La Fondation Travailler Autrement présente, en partenariat avec le Diot Siaci Institute, institut de recherche et de réflexion du Groupe Diot-Siaci, l'édition 2024 de son étude sur les Invisibles, réalisée par Occurrence auprès de près de 5 000 répondants.
Une photo des « travailleurs invisibles » confirme une accumulation de contraintes
Ils sont agents d'entretien, aides à domicile, caristes, aides-soignantes, vigiles, livreurs, éboueurs, caissières ou encore ouvriers agricoles, et représentent 11 millions de travailleurs.
La Fondation Travailler Autrement leur consacre une nouvelle étude titrée « Les Invisibles, des vies sous contraintes ».
Grâce à sa robustesse statistique, cette étude zoome très finement sur le quotidien des Invisibles : leurs conditions de travail, leur vie personnelle et familiale, leur environnement économique et social. Ces difficultés du quotidien conduisent à une forme de décrochage du reste de la population active française (appelée "les autres actifs"), avec un facteur de vulnérabilité aggravant (et qui s'aggrave) : la monoparentalité comme facteur de vulnérabilité
L'étude conclut à des contraintes qui s'accumulent :
- de temporalité qui empêchent d'être maître de son temps. La moitié d'entre eux travaille le samedi, et le quart en horaires décalés et morcelés, sans pouvoir pour 25% d'entre eux prendre une pause à leur gré ;
- de pénibilité qui entraînent une vie professionnelle difficile et une vie personnelle inexistante. 84% d'entre eux identifient un risque professionnel, et seul 1 Invisible sur 4 se sent en capacité d'exercer son activité jusqu'à la retraite ;
- de précarité arbitrant une vie au centime près. Ils vivent avec 32% de salaires en moins que les autres actifs, et doivent en conséquence renoncer à des soins de santé et à des petits plaisirs ; pire, 13% d'entre eux ne parviennent pas à subvenir aux besoins primaires du foyer ;
- de parentalité qui raisonnent pour les parents, s'agissant de familles où le nombre d'enfants et, simultanément, les situations de monoparentalité sont plus élevés que la moyenne. Près de 3 Invisibles sur 4 sont en effet parents, le plus souvent avec au moins un enfant mineur à charge, ce qui implique davantage d'absentéisme et une plus grande difficulté à conjuguer vie professionnelle et rythme scolaire ;
- de territorialité freinant leur mobilité. La majorité des Invisibles se rendent au travail en voiture, une solution de mobilité qui n'est pas idéale lorsque l'on sait qu'ils sont moins de la moitié à faire le plein quand ils vont à la station essence ;
- d'utilité : une vie utile mais pas reconnue. S'ils se sentent en grande majorité utiles pour la société, 1 sur 3 ne ressent pas de reconnaissance professionnelle.
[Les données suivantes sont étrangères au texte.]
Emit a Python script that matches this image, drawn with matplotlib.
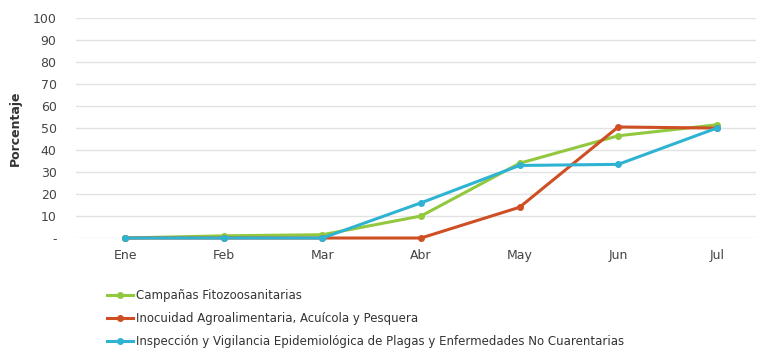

L'un des trois zooms de l'étude porte sur les personnes du soin, du lien et de l'éducation avec « l'espoir d'une reconnaissance ? », interroge le titre. Elles représentent 49% de la population d'Invisibles, et 17,9% de la population active occupée. Cette population est à majorité féminine et plutôt diplômée. Elles gagnent 2% de plus que la moyenne des Invisibles - bien que cette moyenne cache évidemment d'importants écarts entre certaines catégories -, mais 25% de moins que les autres actifs. Le revenu de leur foyer est souvent plus élevé que celui des Invisibles, ce qui oblige à moins d'arbitrages et de sacrifices mais reste une source de frustration (à 53%). Elles sont une majorité à utiliser la voiture pour se rendre au travail, et parviennent plus souvent que les autres Invisibles à faire le plein à la pompe à essence.
La pénibilité au travail renvoie ici plutôt à la charge mentale et émotionnelle inhérente à leurs métiers, mais elles parviennent à s'accorder des moments de décompression malgré tout (69% ont pu partir en week-end ou en vacances ces 12 derniers mois) et sont aussi moins isolées que les autres.
Leur rythme est centré autour de la famille : le quart de leurs absences au travail se justifie par la garde d'enfant. Enfin, les « Personnes du soin, du lien et de l'éducation » se sentent toutes utiles et aiment leur profession mais elles attendent davantage de reconnaissance.